Maybe Al is trying to determine if today's game will be rained out. Or maybe he's saying "Hey Skip, the Giants have sent a surveillance blimp over our practice field!" 


Ferrara played in the Dodgers farm system from 1959-65, and for the Dodgers for part of 1963, and again from 1965-68.  After missing all but 2 games in '68 with a broken leg, he was selected by the expansion Padres, and was a regular for them from 1969-70. He split the 1971 season between the Padres and the Reds, before retiring.

Al currently works in the Dodgers' community relations department.

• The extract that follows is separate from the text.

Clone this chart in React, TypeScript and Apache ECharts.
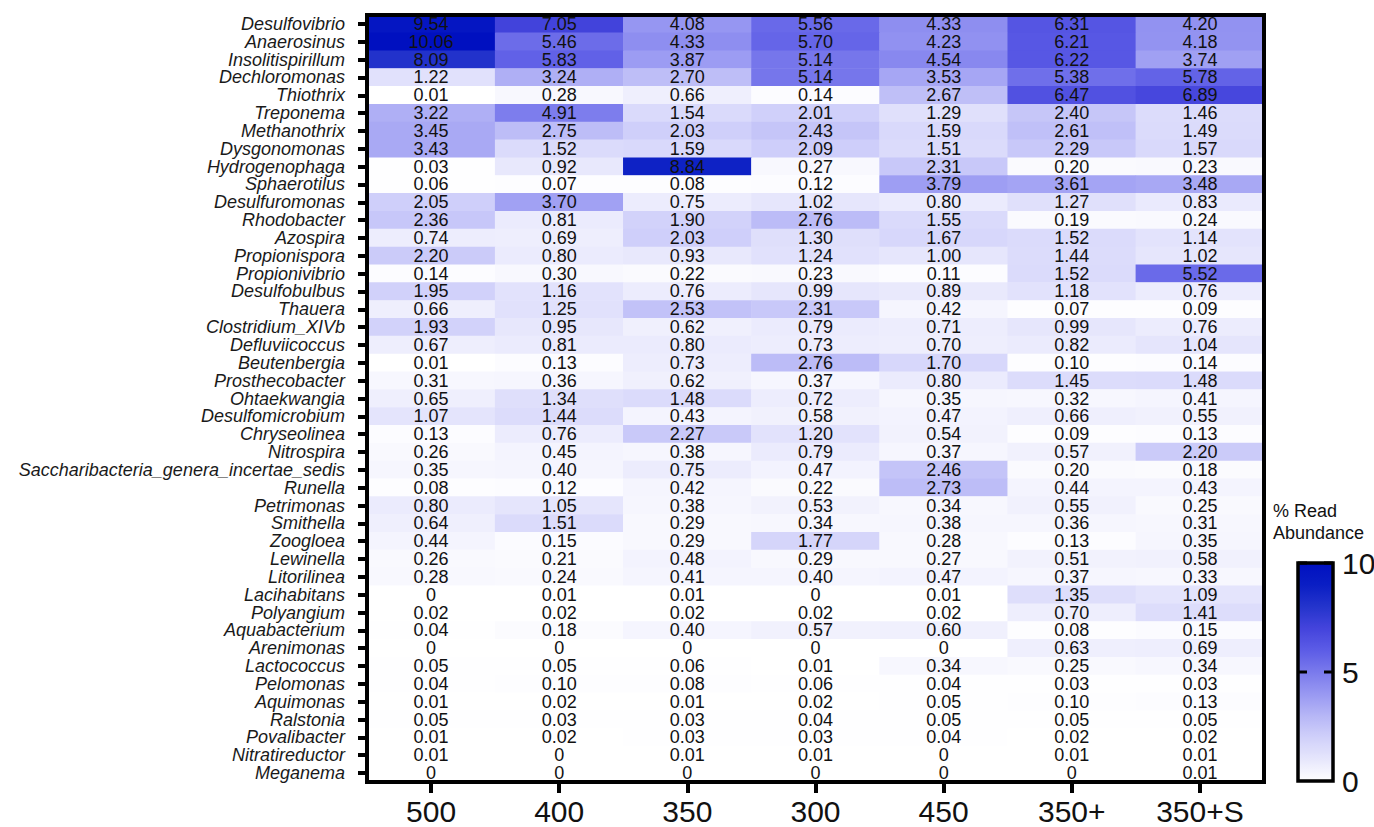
import React, { useEffect, useRef } from "react";
import * as echarts from "echarts";

const columns = ["500", "400", "350", "300", "450", "350+", "350+S"];

const genera = [
  "Desulfovibrio", "Anaerosinus", "Insolitispirillum", "Dechloromonas", "Thiothrix",
  "Treponema", "Methanothrix", "Dysgonomonas", "Hydrogenophaga", "Sphaerotilus",
  "Desulfuromonas", "Rhodobacter", "Azospira", "Propionispora", "Propionivibrio",
  "Desulfobulbus", "Thauera", "Clostridium_XIVb", "Defluviicoccus", "Beutenbergia",
  "Prosthecobacter", "Ohtaekwangia", "Desulfomicrobium", "Chryseolinea", "Nitrospira",
  "Saccharibacteria_genera_incertae_sedis", "Runella", "Petrimonas", "Smithella", "Zoogloea",
  "Lewinella", "Litorilinea", "Lacihabitans", "Polyangium", "Aquabacterium",
  "Arenimonas", "Lactococcus", "Pelomonas", "Aquimonas", "Ralstonia",
  "Povalibacter", "Nitratireductor", "Meganema",
];

// one row per genus, columns in order 500, 400, 350, 300, 450, 350+, 350+S
const abundance: number[][] = [
  [9.54, 7.05, 4.08, 5.56, 4.33, 6.31, 4.20],
  [10.06, 5.46, 4.33, 5.70, 4.23, 6.21, 4.18],
  [8.09, 5.83, 3.87, 5.14, 4.54, 6.22, 3.74],
  [1.22, 3.24, 2.70, 5.14, 3.53, 5.38, 5.78],
  [0.01, 0.28, 0.66, 0.14, 2.67, 6.47, 6.89],
  [3.22, 4.91, 1.54, 2.01, 1.29, 2.40, 1.46],
  [3.45, 2.75, 2.03, 2.43, 1.59, 2.61, 1.49],
  [3.43, 1.52, 1.59, 2.09, 1.51, 2.29, 1.57],
  [0.03, 0.92, 8.84, 0.27, 2.31, 0.20, 0.23],
  [0.06, 0.07, 0.08, 0.12, 3.79, 3.61, 3.48],
  [2.05, 3.70, 0.75, 1.02, 0.80, 1.27, 0.83],
  [2.36, 0.81, 1.90, 2.76, 1.55, 0.19, 0.24],
  [0.74, 0.69, 2.03, 1.30, 1.67, 1.52, 1.14],
  [2.20, 0.80, 0.93, 1.24, 1.00, 1.44, 1.02],
  [0.14, 0.30, 0.22, 0.23, 0.11, 1.52, 5.52],
  [1.95, 1.16, 0.76, 0.99, 0.89, 1.18, 0.76],
  [0.66, 1.25, 2.53, 2.31, 0.42, 0.07, 0.09],
  [1.93, 0.95, 0.62, 0.79, 0.71, 0.99, 0.76],
  [0.67, 0.81, 0.80, 0.73, 0.70, 0.82, 1.04],
  [0.01, 0.13, 0.73, 2.76, 1.70, 0.10, 0.14],
  [0.31, 0.36, 0.62, 0.37, 0.80, 1.45, 1.48],
  [0.65, 1.34, 1.48, 0.72, 0.35, 0.32, 0.41],
  [1.07, 1.44, 0.43, 0.58, 0.47, 0.66, 0.55],
  [0.13, 0.76, 2.27, 1.20, 0.54, 0.09, 0.13],
  [0.26, 0.45, 0.38, 0.79, 0.37, 0.57, 2.20],
  [0.35, 0.40, 0.75, 0.47, 2.46, 0.20, 0.18],
  [0.08, 0.12, 0.42, 0.22, 2.73, 0.44, 0.43],
  [0.80, 1.05, 0.38, 0.53, 0.34, 0.55, 0.25],
  [0.64, 1.51, 0.29, 0.34, 0.38, 0.36, 0.31],
  [0.44, 0.15, 0.29, 1.77, 0.28, 0.13, 0.35],
  [0.26, 0.21, 0.48, 0.29, 0.27, 0.51, 0.58],
  [0.28, 0.24, 0.41, 0.40, 0.47, 0.37, 0.33],
  [0, 0.01, 0.01, 0, 0.01, 1.35, 1.09],
  [0.02, 0.02, 0.02, 0.02, 0.02, 0.70, 1.41],
  [0.04, 0.18, 0.40, 0.57, 0.60, 0.08, 0.15],
  [0, 0, 0, 0, 0, 0.63, 0.69],
  [0.05, 0.05, 0.06, 0.01, 0.34, 0.25, 0.34],
  [0.04, 0.10, 0.08, 0.06, 0.04, 0.03, 0.03],
  [0.01, 0.02, 0.01, 0.02, 0.05, 0.10, 0.13],
  [0.05, 0.03, 0.03, 0.04, 0.05, 0.05, 0.05],
  [0.01, 0.02, 0.03, 0.03, 0.04, 0.02, 0.02],
  [0.01, 0, 0.01, 0.01, 0, 0.01, 0.01],
  [0, 0, 0, 0, 0, 0, 0.01],
];

const scaleTicks = ["10", "5", "0"];
const scaleMin = 0;
const scaleMax = 10;

const FONT = "'Liberation Sans', Arial, Helvetica, sans-serif";

export default function App() {
  const ref = useRef<HTMLDivElement>(null);

  useEffect(() => {
    if (!ref.current) return;
    const chart = echarts.init(ref.current, undefined, { renderer: "svg" });

    const data: [number, number, number][] = [];
    abundance.forEach((row, yi) => {
      row.forEach((v, xi) => data.push([xi, yi, v]));
    });

    const W = 1374;
    const H = 827;
    const gLeft = 367;
    const gRight = 110;
    const gTop = 15;
    const gBottom = 45;

    const barLeft = 1298;
    const barTop = 563;
    const barW = 35;
    const barH = 218;

    const tickY = (t: number) => barTop + barH * (1 - (t - scaleMin) / (scaleMax - scaleMin));

    chart.setOption({
      animation: false,
      backgroundColor: "#ffffff",
      grid: {
        left: gLeft,
        right: gRight,
        top: gTop,
        bottom: gBottom,
        show: false,
      },
      xAxis: {
        type: "category",
        data: columns,
        position: "bottom",
        z: 10,
        axisLine: { show: true, lineStyle: { color: "#000", width: 4 } },
        axisTick: { show: true, alignWithLabel: true, length: 11, lineStyle: { color: "#000", width: 4 } },
        axisLabel: { color: "#111", fontSize: 30, fontFamily: FONT, margin: 14 },
        splitLine: { show: false },
        splitArea: { show: false },
      },
      yAxis: {
        type: "category",
        data: genera,
        inverse: true,
        z: 10,
        axisLine: { show: true, lineStyle: { color: "#000", width: 4 } },
        axisTick: { show: true, alignWithLabel: true, length: 9, lineStyle: { color: "#000", width: 4 } },
        axisLabel: {
          color: "#1a1a1a",
          fontSize: 18,
          fontStyle: "italic",
          fontFamily: FONT,
          margin: 22,
          interval: 0,
        },
        splitLine: { show: false },
        splitArea: { show: false },
      },
      visualMap: {
        type: "continuous",
        min: scaleMin,
        max: scaleMax,
        calculable: false,
        orient: "vertical",
        left: barLeft,
        top: barTop,
        padding: 0,
        itemWidth: barW,
        itemHeight: barH,
        text: ["", ""],
        showLabel: false,
        inRange: {
          color: [
            "#ffffff", "#e6e6fc", "#d0d0fa", "#b6b6f6", "#9898f2", "#7a7aec",
            "#5c5ce6", "#4444dc", "#2434cc", "#0a1ec4", "#0010c0",
          ],
        },
      },
      series: [
        {
          type: "heatmap",
          data,
          z: 2,
          itemStyle: { borderWidth: 0 },
          label: {
            show: true,
            color: "#111",
            fontSize: 18,
            fontFamily: FONT,
            formatter: (p: any) => {
              const v = p.value[2] as number;
              return v === 0 ? "0" : v.toFixed(2);
            },
          },
          emphasis: { disabled: true },
        },
      ],
      graphic: [
        {
          type: "rect",
          shape: { x: gLeft, y: gTop, width: W - gLeft - gRight, height: H - gTop - gBottom },
          style: { fill: "none", stroke: "#000", lineWidth: 4 },
          z: 100,
          silent: true,
        },
        {
          type: "rect",
          shape: { x: barLeft, y: barTop, width: barW, height: barH },
          style: { fill: "none", stroke: "#000", lineWidth: 3.5 },
          z: 100,
        },
        ...[5, 10].flatMap((t) => [
          {
            type: "line",
            shape: { x1: barLeft, y1: tickY(t), x2: barLeft + 9, y2: tickY(t) },
            style: { stroke: "#000", lineWidth: 3 },
            z: 100,
          },
          {
            type: "line",
            shape: { x1: barLeft + barW - 9, y1: tickY(t), x2: barLeft + barW, y2: tickY(t) },
            style: { stroke: "#000", lineWidth: 3 },
            z: 100,
          },
        ]),
        ...scaleTicks.map((t) => ({
          type: "text",
          x: barLeft + barW + 9,
          y: tickY(Number(t)),
          style: {
            text: t,
            fill: "#111",
            fontSize: 30,
            fontFamily: FONT,
            textVerticalAlign: "middle",
            verticalAlign: "middle",
          },
          z: 100,
        })),
        {
          type: "text",
          x: 1273,
          y: 500,
          style: {
            text: "% Read\nAbundance",
            fill: "#111",
            fontSize: 18,
            lineHeight: 22,
            fontFamily: FONT,
          },
        },
      ],
    });

    return () => chart.dispose();
  }, []);

  return (
    <div
      ref={ref}
      style={{ position: "fixed", left: 0, top: 0, width: 1374, height: 827, background: "#fff" }}
    />
  );
}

Thursday, November 21, 2013

Dave McNally (#193)

Here is Dave McNally, months before leading the Orioles to their first-ever World Series championship, a 4-0 sweep of the defending champion Dodgers. In his 4th full season, McNally led the ’66 starting rotation in starts, innings pitched, and strikeouts, while compiling a 13-6 record. (2nd-year man Jim Palmer edged him out with 15 wins.)

Dave was signed by the O’s in 1960, and made his major-league debut at age 19 during the last week of September 1962, with a complete- game shutout of the Kansas City Athletics.

In 1963, McNally began the season in the bullpen, but in mid-June was promoted to the starting rotation that included veteran Robin Roberts, as well as Steve Barber, Milt Pappas, and Mike McCormick. Dave replaced Chuck Estrada, who had compiled a 9-17 record in the previous season.


McNally and Barber both had off-years in 1964, each winning only 9 games, while Roberts, Pappas, and rookie Wally Bunker all won in double figures (with 19 wins for Bunker).

In 1965 Dave won 11 games, as every starter but Roberts (who, at age 38, compiled a 5-7 record and was released at the end of July) was having a good season.

Jim Palmer joined the rotation in 1966, replacing Pappas (who was traded to the Reds for Frank Robinson). McNally, Palmer, Bunker, Barber, and closer Stu Miller, along with the batting of Frank and Brooks Robinson, propelled the Orioles to the World Series. Dave started games 1 and 4 in the '66 Series.

Here are 2 famous photos of McNally from the Series:



After an injury-filled 1967, Dave bounced back and won 20 or more games each season from 1968-71, including a league-leading 24 in 1970. He also made 3 all-star teams during that stretch, and pitched in the '69, '70, and '71 World Series, as well as the '73 and '74 ALCS.

McNally pitched for the Orioles through the 1974 season, then was traded to the Montreal Expos. He played the 1975 season without a contract, then after the season he and Angels’ Dodgers' pitcher Andy Messersmith challenged baseball’s reserve clause (as Curt Flood had done 6 years earlier). This time, McNally and Messersmith were granted free agency, the first to achieve that. However, McNally had not intended to continue playing, and retired. This story is told in more detail by blogger CommishBob near the end of this post.


Dave finished 2nd among Orioles’ starting pitchers of his era in games, innings pitched, and wins:


McNally retired to his hometown of Billings, Montana, and passed away in 2002 from lung cancer at age 60.